Master Sergeant James B. May II was the son of Sam D. and Jane May of Jonesborough. He was born in Johnson City on May 23, 1950 and was educated in his hometown of Jonesborough. He was graduated with the Class of 1968 at Jonesborough High School.

May joined the Air Force under the delayed enlistments program and left right out of high school. He had served with the Air Force from 1968-1991. He had been stationed with the 33rd Fighter Wing and the 51st Fighter Wing at bases in Tampa, Florida, Ubon, Thailand, Zaragoza, Spain, and Eglin Air Force Base in Galveston, Texas. May was last stationed at Hurlburt Field in Galveston from 1979-1991 with the 16th Special Operations Squadron. He was married to Master Sergeant Christina L. May, also in the Air Force, and had a son, Scott, and a daughter, April, all of Fort Walton, Florida.

May was a gunner aboard an AC-130 Spectre gunship and was mobilized to the Persian Gulf to participate in Operation Desert Storm. The gunship would seek out enemy targets and neutralize them or direct other aircraft to the enemy location. On January 31, 1991, the Spirit 03 gunship was providing support for ground forces defending the town of Khafji from Iraqi Armor and ground troops.

The following is an account from an article entitled Spirit 03 and the Battle for Khafji:

At 0600 hours on the morning of January 31, Spirit 03 was the last of three AC-130 Spectre gunships on station to provide close air support for the embattled Marines on the ground. Spirit 03 was due to end its patrol when it received a call from the Marines — they needed an enemy missile battery destroyed. Despite the risk of anti-aircraft artillery fire, and the greater danger of the morning sun casting light on the circling gunship, the crew of Spirit 03 chose to remain and destroy the position requested.

Soon after eliminating the target designated by the Marines, a lone Iraqi hoisted an SA-7 Grail man-portable surface-to-air missile to his shoulder. In the dawn of the early morning light, the form of the large AC-130 slowly became visible in the skies over Khafji. The decision to remain behind to support the Marines cost the pilots and crew of Spirit 03 their best defensive weapon — darkness. The Iraqi pointed the weapon at the aircraft, and fired. The missile found its target and at 0635 hours the aircraft sent out a mayday distress call and then crashed into the waters of the Persian Gulf. All crewmembers were killed.

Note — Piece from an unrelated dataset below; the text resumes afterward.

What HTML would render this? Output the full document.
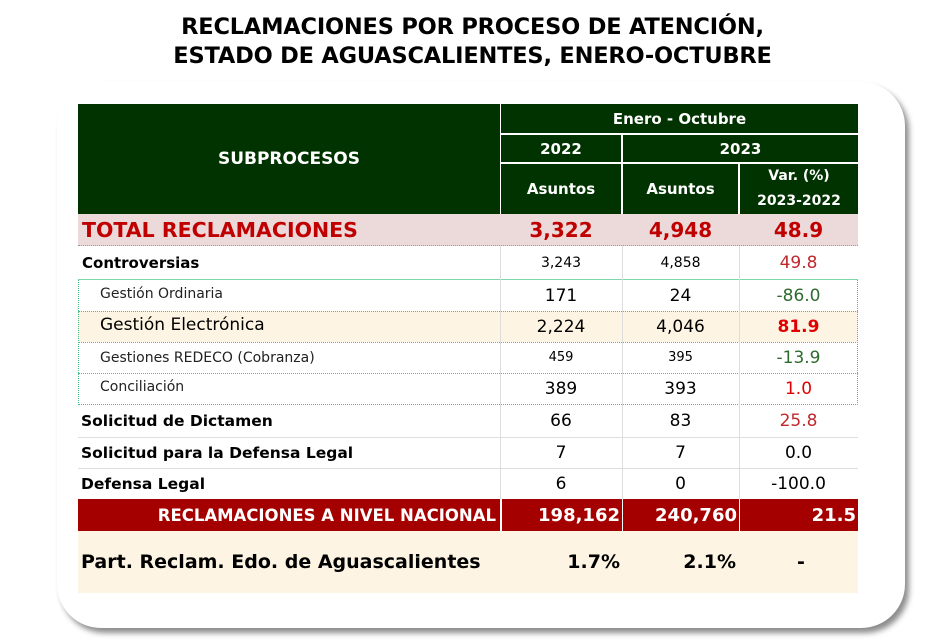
<!DOCTYPE html>
<html><head><meta charset="utf-8"><style>
*{margin:0;padding:0;box-sizing:border-box}
body{width:945px;height:640px;background:#fff;position:relative;overflow:hidden;font-family:"DejaVu Sans","Liberation Sans",sans-serif}
.t{position:absolute;left:0;width:945px;text-align:center;font-weight:bold;font-size:22.5px;color:#000;letter-spacing:-0.2px}
.card{position:absolute;left:57px;top:82px;width:848px;height:546px;border-radius:44px;background:#fff;box-shadow:4px 5px 6px rgba(0,0,0,0.45)}
.c{position:absolute;display:flex;align-items:center;justify-content:center;white-space:nowrap}
.hd{background:#003300;color:#fff;font-weight:bold;font-size:15px}
.l{justify-content:flex-start}
</style></head><body>
<div class="t" style="top:14px">RECLAMACIONES POR PROCESO DE ATENCIÓN,</div>
<div class="t" style="top:43px">ESTADO DE AGUASCALIENTES, ENERO-OCTUBRE</div>
<div class="card"></div>

<div class="c hd" style="left:78px;top:104px;width:422px;height:110px;font-size:17px">SUBPROCESOS</div>
<div class="c hd" style="left:501px;top:104px;width:357px;height:29px">Enero - Octubre</div>
<div class="c hd" style="left:501px;top:135px;width:120px;height:27px">2022</div>
<div class="c hd" style="left:623px;top:135px;width:235px;height:27px">2023</div>
<div class="c hd" style="left:501px;top:164px;width:120px;height:50px">Asuntos</div>
<div class="c hd" style="left:623px;top:164px;width:115px;height:50px">Asuntos</div>
<div class="c hd" style="left:740px;top:164px;width:118px;height:50px;flex-direction:column;line-height:25px;font-size:14px"><span>Var. (%)</span><span>2023-2022</span></div>

<div style="position:absolute;left:78px;top:214px;width:780px;height:32px;background:#ecd9d9;border-bottom:1px dotted #999"></div>
<div class="c l" style="left:82px;top:214px;height:32px;font-weight:bold;font-size:20.5px;color:#c00000">TOTAL RECLAMACIONES</div>
<div class="c" style="left:500px;top:214px;width:122px;height:32px;font-weight:bold;font-size:20px;color:#c00000">3,322</div>
<div class="c" style="left:622px;top:214px;width:117px;height:32px;font-weight:bold;font-size:20px;color:#c00000">4,948</div>
<div class="c" style="left:739px;top:214px;width:119px;height:32px;font-weight:bold;font-size:20px;color:#c00000">48.9</div>

<div style="position:absolute;left:78px;top:246px;width:780px;height:34px;border-bottom:1px solid #7fd6a8"></div>
<div class="c l" style="left:82px;top:246px;height:34px;font-weight:bold;font-size:15px">Controversias</div>
<div class="c" style="left:500px;top:246px;width:122px;height:34px;font-size:14px">3,243</div>
<div class="c" style="left:622px;top:246px;width:117px;height:34px;font-size:14px">4,858</div>
<div class="c" style="left:739px;top:246px;width:119px;height:34px;font-size:17px;color:#c0282d">49.8</div>

<div style="position:absolute;left:78px;top:311px;width:780px;height:31px;background:#fdf4e3"></div>
<div style="position:absolute;left:78px;top:280px;width:780px;height:125px;border:1px dotted #4cc08a;border-top:none"></div>
<div style="position:absolute;left:78px;top:311px;width:780px;border-top:1px dotted #4cc08a"></div>
<div style="position:absolute;left:78px;top:342px;width:780px;border-top:1px dotted #4cc08a"></div>
<div style="position:absolute;left:78px;top:373px;width:780px;border-top:1px dotted #4cc08a"></div>

<div class="c l" style="left:100px;top:280px;height:27px;font-size:14px;color:#222">Gestión Ordinaria</div>
<div class="c" style="left:500px;top:280px;width:122px;height:31px;font-size:17px">171</div>
<div class="c" style="left:622px;top:280px;width:117px;height:31px;font-size:17px">24</div>
<div class="c" style="left:739px;top:280px;width:119px;height:31px;font-size:17px;color:#2e6b2e">-86.0</div>

<div class="c l" style="left:100px;top:309px;height:31px;font-size:17px">Gestión Electrónica</div>
<div class="c" style="left:500px;top:311px;width:122px;height:31px;font-size:17px">2,224</div>
<div class="c" style="left:622px;top:311px;width:117px;height:31px;font-size:17px">4,046</div>
<div class="c" style="left:739px;top:311px;width:119px;height:31px;font-size:17px;font-weight:bold;color:#e00000">81.9</div>

<div class="c l" style="left:100px;top:342px;height:31px;font-size:14px;color:#222">Gestiones REDECO (Cobranza)</div>
<div class="c" style="left:500px;top:342px;width:122px;height:31px;font-size:13px">459</div>
<div class="c" style="left:622px;top:342px;width:117px;height:31px;font-size:13px">395</div>
<div class="c" style="left:739px;top:342px;width:119px;height:31px;font-size:17px;color:#2e6b2e">-13.9</div>

<div class="c l" style="left:100px;top:373px;height:28px;font-size:14px;color:#222">Conciliación</div>
<div class="c" style="left:500px;top:373px;width:122px;height:32px;font-size:17px">389</div>
<div class="c" style="left:622px;top:373px;width:117px;height:32px;font-size:17px">393</div>
<div class="c" style="left:739px;top:373px;width:119px;height:32px;font-size:17px;color:#e00000">1.0</div>

<div style="position:absolute;left:78px;top:437px;width:780px;border-top:1px solid #ddd"></div>
<div style="position:absolute;left:78px;top:468px;width:780px;border-top:1px solid #ddd"></div>
<div class="c l" style="left:81px;top:405px;height:32px;font-weight:bold;font-size:15.5px">Solicitud de Dictamen</div>
<div class="c" style="left:500px;top:405px;width:122px;height:32px;font-size:17px">66</div>
<div class="c" style="left:622px;top:405px;width:117px;height:32px;font-size:17px">83</div>
<div class="c" style="left:739px;top:405px;width:119px;height:32px;font-size:17px;color:#c0282d">25.8</div>
<div class="c l" style="left:81px;top:437px;height:31px;font-weight:bold;font-size:15.5px">Solicitud para la Defensa Legal</div>
<div class="c" style="left:500px;top:437px;width:122px;height:31px;font-size:17px">7</div>
<div class="c" style="left:622px;top:437px;width:117px;height:31px;font-size:17px">7</div>
<div class="c" style="left:739px;top:437px;width:119px;height:31px;font-size:17px">0.0</div>
<div class="c l" style="left:81px;top:468px;height:31px;font-weight:bold;font-size:15.5px">Defensa Legal</div>
<div class="c" style="left:500px;top:468px;width:122px;height:31px;font-size:17px">6</div>
<div class="c" style="left:622px;top:468px;width:117px;height:31px;font-size:17px">0</div>
<div class="c" style="left:739px;top:468px;width:119px;height:31px;font-size:17px">-100.0</div>
<div style="position:absolute;left:500px;top:246px;height:253px;border-left:1px solid #ddd"></div>
<div style="position:absolute;left:622px;top:246px;height:253px;border-left:1px solid #ddd"></div>
<div style="position:absolute;left:739px;top:246px;height:253px;border-left:1px solid #ddd"></div>

<div style="position:absolute;left:78px;top:499px;width:780px;height:32px;background:#a50000"></div>
<div class="c" style="left:78px;top:499px;width:418px;height:32px;justify-content:flex-end;color:#fff;font-weight:bold;font-size:16.5px">RECLAMACIONES A NIVEL NACIONAL</div>
<div class="c" style="left:501px;top:499px;width:119px;height:32px;justify-content:flex-end;color:#fff;font-weight:bold;font-size:18px">198,162</div>
<div class="c" style="left:623px;top:499px;width:114px;height:32px;justify-content:flex-end;color:#fff;font-weight:bold;font-size:18px">240,760</div>
<div class="c" style="left:740px;top:499px;width:116px;height:32px;justify-content:flex-end;color:#fff;font-weight:bold;font-size:18px">21.5</div>
<div style="position:absolute;left:500px;top:499px;height:32px;border-left:2px solid #fff"></div>
<div style="position:absolute;left:622px;top:499px;height:32px;border-left:1px solid #fff"></div>
<div style="position:absolute;left:739px;top:499px;height:32px;border-left:1px solid #fff"></div>

<div style="position:absolute;left:78px;top:531px;width:780px;height:62px;background:#fdf4e3"></div>
<div class="c l" style="left:81px;top:531px;height:62px;font-weight:bold;font-size:19px">Part. Reclam. Edo. de Aguascalientes</div>
<div class="c" style="left:500px;top:531px;width:120px;height:62px;justify-content:flex-end;font-weight:bold;font-size:19px">1.7%</div>
<div class="c" style="left:622px;top:531px;width:114px;height:62px;justify-content:flex-end;font-weight:bold;font-size:19px">2.1%</div>
<div class="c" style="left:739px;top:531px;width:119px;height:62px;justify-content:flex-start;padding-left:58px;font-weight:bold;font-size:19px">-</div>
</body></html>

(credit: specialoperations.com)

May was among the fourteen who crashed into the twenty-five feet of water in the Persian Gulf. He had completed the qualifications for senior master sergeant and was promoted posthumously to his new rank. After the crash, the crew was officially listed as missing in action. When the Gulf War was over and the prisoners of war returned, minus the crew of the Spirit 03, the Air Force discovered the wreckage of the AC-130 in the waters off the Gulf.

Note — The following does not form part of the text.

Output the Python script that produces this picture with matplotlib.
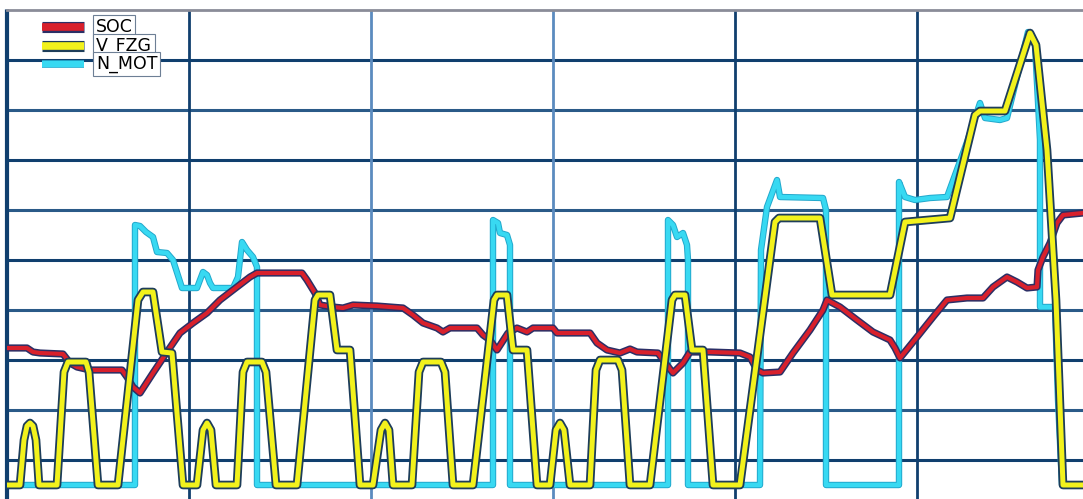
import matplotlib
matplotlib.use("Agg")
import matplotlib.pyplot as plt
import matplotlib.patheffects as pe
from matplotlib.lines import Line2D

# ---- data (time axis units, value units) ----
v_fzg_t = [1, 13, 17, 20, 23, 26, 29, 32, 50, 57, 61, 79, 82, 91, 111, 131, 136, 146, 155, 165, 176,
           190, 196, 200, 204, 209, 230, 236, 240, 255, 259, 269, 290, 308, 311, 323, 330, 343, 353,
           366, 374, 378, 382, 386, 405, 412, 416, 434, 438, 446, 466, 487, 490, 500, 506, 520, 530,
           543, 549, 553, 557, 563, 583, 589, 593, 611, 615, 623, 643, 665, 668, 678, 685, 696, 706,
           733, 768, 772, 813, 825, 883, 898, 943, 968, 973, 998, 1023, 1029, 1040, 1049, 1056, 1076]
v_fzg = [25, 25, 70, 84, 87, 84, 70, 25, 25, 138, 148, 148, 138, 25, 25, 210, 218, 218, 158, 157, 25,
         25, 80, 87, 80, 25, 25, 138, 148, 148, 138, 25, 25, 210, 215, 215, 160, 160, 25,
         25, 80, 87, 80, 25, 25, 138, 148, 148, 138, 25, 25, 210, 215, 215, 160, 160, 25,
         25, 80, 87, 80, 25, 25, 140, 150, 150, 140, 25, 25, 210, 215, 215, 160, 160, 25,
         25, 288, 292, 292, 215, 215, 288, 292, 395, 399, 399, 477, 465, 360, 210, 25, 25]

n_mot_t = [1, 128, 128, 133, 139, 146, 150, 160, 166, 175, 190, 193, 196, 200, 203, 206, 226, 231, 235,
           240, 246, 250, 250, 486, 486, 491, 493, 500, 503, 503, 661, 661, 666, 670, 676, 680, 681,
           681, 753, 754, 760, 770, 773, 816, 819, 819, 892, 892, 898, 908, 923, 940, 960, 973, 978,
           993, 1000, 1021, 1028, 1033, 1033, 1048, 1051, 1055, 1076]
n_mot = [25, 25, 285, 284, 278, 273, 258, 257, 250, 222, 222, 230, 238, 235, 227, 222, 222, 233, 268,
         260, 253, 243, 25, 25, 290, 287, 277, 275, 265, 25, 25, 290, 285, 273, 277, 265, 250,
         25, 25, 260, 303, 330, 313, 312, 300, 25, 25, 328, 313, 310, 312, 313, 368, 407, 392,
         390, 392, 478, 465, 370, 203, 203, 110, 25, 25]

soc_t = [1, 20, 26, 33, 56, 63, 70, 83, 115, 120, 126, 133, 146, 160, 173, 186, 200, 213, 226, 243,
         250, 295, 300, 308, 313, 326, 336, 346, 370, 396, 406, 416, 430, 436, 443, 470, 476, 483,
         490, 501, 510, 520, 526, 546, 550, 583, 590, 600, 613, 623, 630, 651, 656, 666, 676, 683,
         703, 733, 743, 750, 756, 773, 786, 803, 816, 820, 833, 850, 866, 883, 888, 893, 910, 926,
         940, 960, 976, 986, 1000, 1010, 1020, 1030, 1031, 1036, 1043, 1050, 1056, 1076]
soc = [162, 162, 158, 157, 156, 147, 143, 140, 140, 133, 123, 117, 137, 158, 177, 187, 197, 210, 220, 233,
       237, 237, 230, 217, 205, 203, 202, 205, 204, 202, 195, 187, 182, 178, 182, 182, 175, 170,
       160, 177, 182, 178, 182, 182, 177, 177, 167, 160, 157, 161, 158, 157, 150, 137, 147, 158,
       158, 157, 153, 140, 137, 138, 157, 180, 200, 210, 203, 190, 178, 170, 162, 152, 173, 193,
       210, 212, 212, 223, 233, 228, 222, 223, 240, 253, 267, 287, 295, 297]

legend_labels = ["SOC", "V_FZG", "N_MOT"]

# ---- styling ----
W, H = 1083, 499
fig = plt.figure(figsize=(W / 100, H / 100), dpi=100)
fig.patch.set_facecolor("white")
ax = fig.add_axes([7 / W, 0, 1 - 7 / W, 489 / H])
ax.set_xlim(0, 1076)
ax.set_ylim(11, 500)
ax.set_xticks([])
ax.set_yticks([])

dark = "#103f6e"
light = "#5b8bbf"
for i, yv in enumerate(range(50, 500, 50)):
    ax.axhline(yv, color=dark if i % 2 == 0 else "#2a5a88", lw=2.2, zorder=1)
for xv in range(182, 1076, 182):
    ax.axvline(xv, color=light if xv in (364, 546) else dark, lw=2.0, zorder=1)

for s in ["right", "bottom"]:
    ax.spines[s].set_visible(False)
ax.spines["top"].set_color("#8a8c98")
ax.spines["top"].set_linewidth(2)
ax.spines["left"].set_color(dark)
ax.spines["left"].set_linewidth(3)
ax.spines["left"].set_linestyle((0, (1, 1)))

cyan_c = "#38d9f2"
red_c = "#d8202c"
yel_c = "#f2f21c"
outline = "#1d3d5a"

ax.plot(n_mot_t, n_mot, color=cyan_c, lw=3.2, zorder=3,
        path_effects=[pe.Stroke(linewidth=4.6, foreground="#22a8cc"), pe.Normal()])
ax.plot(soc_t, soc, color=red_c, lw=3.0, zorder=4,
        path_effects=[pe.Stroke(linewidth=5.2, foreground="#2b2f66"), pe.Normal()])
ax.plot(v_fzg_t, v_fzg, color=yel_c, lw=3.6, zorder=5,
        path_effects=[pe.Stroke(linewidth=6.2, foreground=outline), pe.Normal()])

# ---- legend (drawn in figure pixel coordinates) ----
def fx(px):
    return px / W

def fy(py):
    return 1 - py / H

leg_rows = [(27, red_c, "#2b2f66", 5.5, 8.0), (46, yel_c, outline, 5.5, 8.0), (64, cyan_c, "#22a8cc", 4.5, 5.5)]
for (py, col, ec, lw_in, lw_out), lab in zip(leg_rows, legend_labels):
    ln = Line2D([fx(42), fx(84)], [fy(py), fy(py)], transform=fig.transFigure,
                color=col, lw=lw_in, solid_capstyle="butt", zorder=10,
                path_effects=[pe.Stroke(linewidth=lw_out, foreground=ec), pe.Normal()])
    fig.add_artist(ln)
    fig.text(fx(96), fy(py), lab, ha="left", va="center", fontsize=12.5,
             family="DejaVu Sans", color="black", zorder=11,
             bbox=dict(boxstyle="square,pad=0.15", fc="white", ec="#6d7f95", lw=0.8))

fig.savefig("out.png", dpi=100, facecolor="white")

The military protocol was to bury the remains recovered in a centralized National Cemetery such as Jefferson Barracks National Cemetery. However, at the request of the families of the fourteen crewmen, each family was allowed to bury in their hometowns. May was buried by his family at Barrancus National Cemetery in Pensacola, Florida.

Silver Star Citation:

The President of the United States of America, authorized by Act of Congress, July 9, 1918 (amended by act of July 25, 1963), takes pride in presenting the Silver Star (posthumously) to Master Sergeant James B. May II, United States Air Force, for gallantry in connection with military operations against the forces of the Republic of Iraq, while serving as Gunner of AC-130H Spectre Gunship “Spirit of 03” of the 16th Special Operations Squadron, U.S. Air Force Special Operations Command, in action against the Iraqi Army near Khafji, Saudi Arabia, on 31 January 1991. On that date, while performing an Operation DESERT STORM AC-130H armed reconnaissance mission, Sergeant May was tasked to engage a free rocket over ground missile site. As the right scanner, Sergeant May assisted the aircrew by calling evasive maneuvers to the pilot as he began firing 40 and 105 millimeter munitions at the target. While engaging the target, the air crew received heavy fire from numerous anti-aircraft artillery sites. His courageous and aggressive attack continued while under unceasing anti-aircraft artillery fire preventing a missile attack on allied coalition forces. The actions of Sergeant May aided the allied forces in repelling the Iraqi Army incursion south into the Saudi Arabia border town of Khafji. The professional competence, aerial skill, and devotion to duty displayed by Master Sergeant May in the dedication of this service to his country reflect great credit upon himself and the United States Air Force.